======== ENTRIES PROVIDED ========

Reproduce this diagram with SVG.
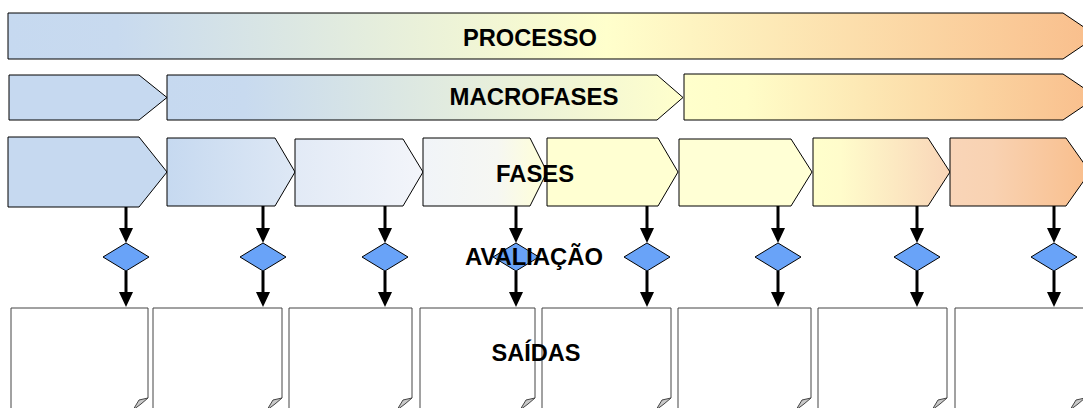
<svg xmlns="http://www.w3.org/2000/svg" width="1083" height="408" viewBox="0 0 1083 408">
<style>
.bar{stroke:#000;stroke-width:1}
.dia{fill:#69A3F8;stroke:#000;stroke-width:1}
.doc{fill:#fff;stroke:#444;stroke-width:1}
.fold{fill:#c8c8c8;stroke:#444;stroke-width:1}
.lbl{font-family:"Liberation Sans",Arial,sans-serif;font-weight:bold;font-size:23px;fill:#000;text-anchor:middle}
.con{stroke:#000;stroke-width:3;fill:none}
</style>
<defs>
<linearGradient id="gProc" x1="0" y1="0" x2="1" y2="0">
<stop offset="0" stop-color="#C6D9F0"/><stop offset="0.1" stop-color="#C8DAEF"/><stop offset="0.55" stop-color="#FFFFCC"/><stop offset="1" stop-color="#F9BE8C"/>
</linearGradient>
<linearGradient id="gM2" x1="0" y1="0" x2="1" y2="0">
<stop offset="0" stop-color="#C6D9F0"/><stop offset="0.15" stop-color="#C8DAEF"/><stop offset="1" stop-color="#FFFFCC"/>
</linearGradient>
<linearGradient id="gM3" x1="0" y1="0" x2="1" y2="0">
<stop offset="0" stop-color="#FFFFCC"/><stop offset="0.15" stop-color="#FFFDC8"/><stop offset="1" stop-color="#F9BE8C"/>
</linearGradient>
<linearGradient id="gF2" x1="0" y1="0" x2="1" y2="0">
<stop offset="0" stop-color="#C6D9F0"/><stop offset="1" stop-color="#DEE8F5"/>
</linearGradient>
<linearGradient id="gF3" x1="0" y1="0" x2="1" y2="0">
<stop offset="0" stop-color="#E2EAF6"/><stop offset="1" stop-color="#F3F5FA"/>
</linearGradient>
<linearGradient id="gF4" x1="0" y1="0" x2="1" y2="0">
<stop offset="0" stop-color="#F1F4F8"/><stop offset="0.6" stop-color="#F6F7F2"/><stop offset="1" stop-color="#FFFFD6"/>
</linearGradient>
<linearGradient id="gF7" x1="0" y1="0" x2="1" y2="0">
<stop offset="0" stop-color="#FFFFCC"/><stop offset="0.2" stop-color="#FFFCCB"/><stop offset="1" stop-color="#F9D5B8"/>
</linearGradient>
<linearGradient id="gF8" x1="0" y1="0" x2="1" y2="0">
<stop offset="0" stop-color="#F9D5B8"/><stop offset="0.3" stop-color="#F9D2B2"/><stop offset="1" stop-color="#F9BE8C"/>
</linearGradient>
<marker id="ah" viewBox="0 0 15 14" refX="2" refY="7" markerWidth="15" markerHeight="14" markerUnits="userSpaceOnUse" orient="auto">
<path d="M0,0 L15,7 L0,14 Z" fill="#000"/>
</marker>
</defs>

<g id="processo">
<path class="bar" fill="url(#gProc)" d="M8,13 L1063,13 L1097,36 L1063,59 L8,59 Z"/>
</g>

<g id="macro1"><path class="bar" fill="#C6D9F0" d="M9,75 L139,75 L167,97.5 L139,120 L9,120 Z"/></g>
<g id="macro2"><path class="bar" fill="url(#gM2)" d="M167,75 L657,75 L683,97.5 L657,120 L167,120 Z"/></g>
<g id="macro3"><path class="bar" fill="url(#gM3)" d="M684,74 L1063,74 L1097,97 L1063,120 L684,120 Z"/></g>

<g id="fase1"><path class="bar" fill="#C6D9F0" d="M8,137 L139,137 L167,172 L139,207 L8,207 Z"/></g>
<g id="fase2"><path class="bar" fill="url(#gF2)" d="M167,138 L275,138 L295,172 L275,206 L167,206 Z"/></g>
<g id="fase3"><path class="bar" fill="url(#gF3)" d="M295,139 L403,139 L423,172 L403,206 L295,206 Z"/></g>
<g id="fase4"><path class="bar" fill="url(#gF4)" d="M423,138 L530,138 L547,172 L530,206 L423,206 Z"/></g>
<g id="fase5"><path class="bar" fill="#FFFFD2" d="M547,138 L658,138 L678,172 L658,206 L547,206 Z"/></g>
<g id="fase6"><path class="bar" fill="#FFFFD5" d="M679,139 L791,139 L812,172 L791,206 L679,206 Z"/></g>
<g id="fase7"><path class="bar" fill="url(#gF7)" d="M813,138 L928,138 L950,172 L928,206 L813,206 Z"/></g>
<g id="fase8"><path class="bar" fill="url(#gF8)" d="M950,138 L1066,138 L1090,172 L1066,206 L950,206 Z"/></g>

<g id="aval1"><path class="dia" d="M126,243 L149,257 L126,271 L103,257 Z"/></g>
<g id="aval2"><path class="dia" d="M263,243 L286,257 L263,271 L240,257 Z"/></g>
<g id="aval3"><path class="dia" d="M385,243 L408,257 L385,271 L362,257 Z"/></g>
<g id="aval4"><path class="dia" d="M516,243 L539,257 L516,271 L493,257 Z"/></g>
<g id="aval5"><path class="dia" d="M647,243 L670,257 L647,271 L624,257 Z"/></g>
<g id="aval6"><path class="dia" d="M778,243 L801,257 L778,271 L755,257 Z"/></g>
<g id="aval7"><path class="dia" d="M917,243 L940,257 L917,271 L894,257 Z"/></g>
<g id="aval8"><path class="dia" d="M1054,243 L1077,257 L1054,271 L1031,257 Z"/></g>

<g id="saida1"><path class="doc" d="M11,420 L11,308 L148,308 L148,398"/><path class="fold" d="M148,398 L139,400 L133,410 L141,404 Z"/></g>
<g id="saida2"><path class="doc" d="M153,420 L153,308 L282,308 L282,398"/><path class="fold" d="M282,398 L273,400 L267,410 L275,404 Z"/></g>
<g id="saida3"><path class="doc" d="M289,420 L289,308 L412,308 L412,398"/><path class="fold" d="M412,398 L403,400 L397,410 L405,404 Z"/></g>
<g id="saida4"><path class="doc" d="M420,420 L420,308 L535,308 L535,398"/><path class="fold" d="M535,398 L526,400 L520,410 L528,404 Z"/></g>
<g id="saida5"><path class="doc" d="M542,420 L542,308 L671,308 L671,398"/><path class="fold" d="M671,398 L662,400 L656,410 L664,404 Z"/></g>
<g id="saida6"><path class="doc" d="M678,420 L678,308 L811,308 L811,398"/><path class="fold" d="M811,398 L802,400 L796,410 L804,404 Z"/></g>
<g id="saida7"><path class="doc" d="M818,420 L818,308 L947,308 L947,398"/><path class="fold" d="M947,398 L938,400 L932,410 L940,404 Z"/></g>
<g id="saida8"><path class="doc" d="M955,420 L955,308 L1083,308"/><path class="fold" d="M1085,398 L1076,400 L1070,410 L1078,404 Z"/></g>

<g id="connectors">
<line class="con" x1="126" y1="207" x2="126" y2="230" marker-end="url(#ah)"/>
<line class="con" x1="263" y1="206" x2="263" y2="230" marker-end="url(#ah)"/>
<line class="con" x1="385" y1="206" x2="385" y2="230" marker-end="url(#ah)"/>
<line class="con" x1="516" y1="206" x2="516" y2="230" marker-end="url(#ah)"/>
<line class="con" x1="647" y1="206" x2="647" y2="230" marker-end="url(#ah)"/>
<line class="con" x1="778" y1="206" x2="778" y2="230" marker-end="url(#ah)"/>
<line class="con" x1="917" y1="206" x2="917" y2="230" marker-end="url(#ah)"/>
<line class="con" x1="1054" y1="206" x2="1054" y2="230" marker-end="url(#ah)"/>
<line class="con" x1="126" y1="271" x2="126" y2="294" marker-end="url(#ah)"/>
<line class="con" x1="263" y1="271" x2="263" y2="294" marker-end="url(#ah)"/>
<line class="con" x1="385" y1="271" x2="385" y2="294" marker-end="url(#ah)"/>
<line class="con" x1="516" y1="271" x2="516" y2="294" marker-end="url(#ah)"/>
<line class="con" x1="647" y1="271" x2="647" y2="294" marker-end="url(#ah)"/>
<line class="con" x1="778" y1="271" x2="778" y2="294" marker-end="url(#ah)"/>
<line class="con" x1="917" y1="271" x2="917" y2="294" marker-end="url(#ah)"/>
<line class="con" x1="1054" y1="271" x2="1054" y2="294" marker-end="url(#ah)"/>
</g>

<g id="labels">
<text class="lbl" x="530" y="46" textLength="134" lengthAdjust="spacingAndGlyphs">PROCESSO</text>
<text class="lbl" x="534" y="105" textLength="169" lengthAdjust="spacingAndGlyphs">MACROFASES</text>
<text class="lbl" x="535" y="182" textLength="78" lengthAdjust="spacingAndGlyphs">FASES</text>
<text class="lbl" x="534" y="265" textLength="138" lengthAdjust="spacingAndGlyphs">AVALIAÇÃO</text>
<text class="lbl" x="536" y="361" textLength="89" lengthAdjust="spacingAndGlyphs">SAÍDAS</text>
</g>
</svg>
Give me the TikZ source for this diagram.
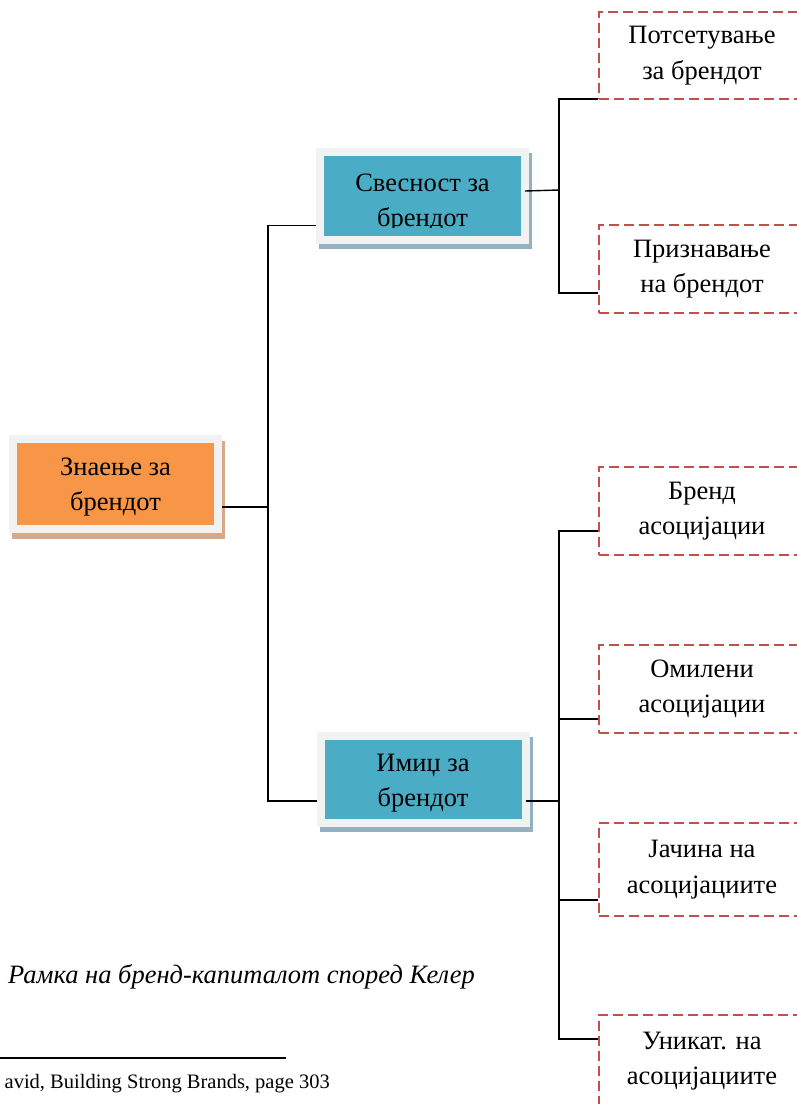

========

_REQUIRED WORK_
In the listing, find all lines with the string "this" and copy them.

_THE REPLY_
Reproduce this diagram with SVG.
Give me the TikZ source for this diagram.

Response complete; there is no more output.